Around the globe, institutions large and small (mostly large) are rolling out massive exhibitions filled with hundreds of objects compiled, in large part, from dozens of other global institutions. Think of it as a global swap meet in which all the objects are priceless.

Following are the shows we're most anticipating this season, presented in chronological order. While very few people will be lucky enough to see them all, here's hoping most can make it to at least one or two. Start planning now.

William Kentridge: Thick Time at the Whitechapel Gallery, London
Sept. 21, 2016 – Jan. 15, 2017
Six of Kentridge's major artworks dating from 2003 to 2016 will fill much of the Whitechapel's special exhibition space. Two of the South African artist's trademark immersive audio-visual installations will be crowd-pleasers; equally exciting will be his series of massive tapestries, based on his Met Opera production of Shostakovich's The Nose.

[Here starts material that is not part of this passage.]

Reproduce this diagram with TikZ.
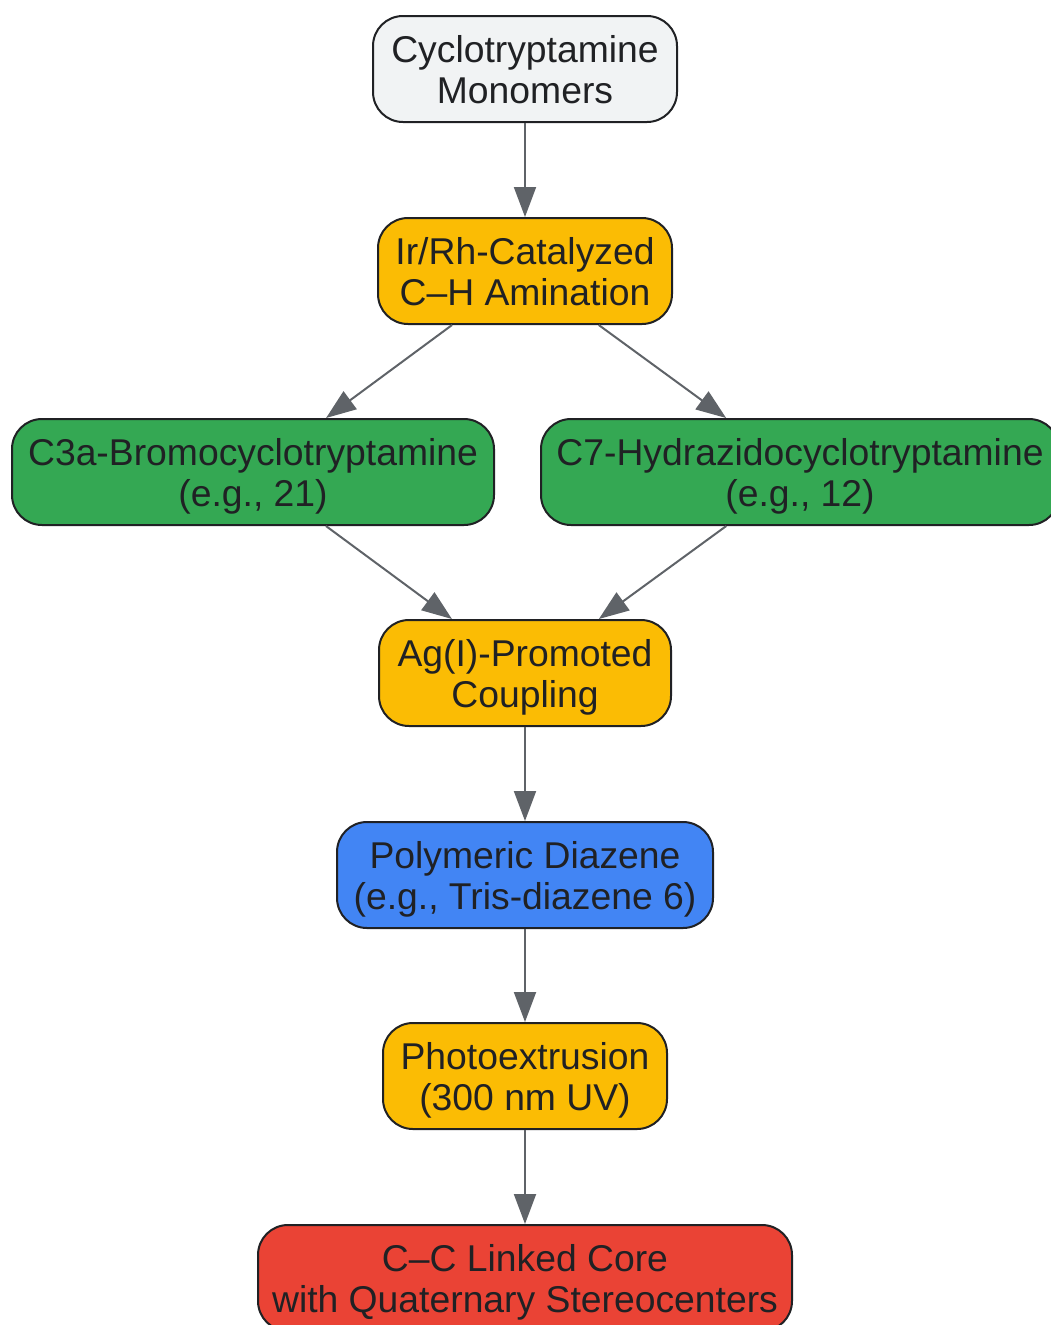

Jerusalem 1000–1400: Every People Under Heaven at the Metropolitan Museum of Art, New York
Sept. 26, 2016 – Jan. 8, 2017
The Met has put together one of its trademark mixes of scholarship and showmanship. Using medieval Jerusalem as an anchor, the exhibition contains over 200 visual and decorative works of art that not only showcase the diverse range of the city's influence but also the intertwined stylistic similarities among cultures.

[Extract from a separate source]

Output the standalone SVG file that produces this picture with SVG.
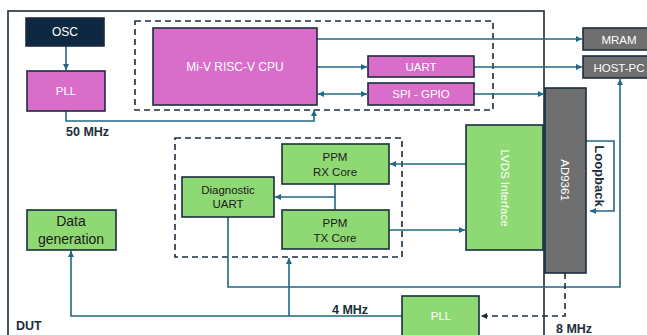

Los Angeles to New York: Dwan Gallery, 1959-1971 at the National Gallery of Art, Washington
Sept. 30, 2016 – Jan. 29, 2017
As artists outside the 20th century's White Heroic Male archetype belatedly get their due, it stands to reason that overlooked gallerists get their turn in the spotlight, too. Virginia Dwan was one of the most important dealers and patrons of the 1960s. From her Los Angeles and then New York galleries, she championed unknown artists who then became superstars: Dan Flavin, Sol LeWitt, Robert Ryman, Carl Andre, and dozens of others blossomed under her patronage. This show, which has close to 100 works, many from Dwan's personal collection, is the result of a promised gift: She plans to give more than 25o artworks to the National Gallery.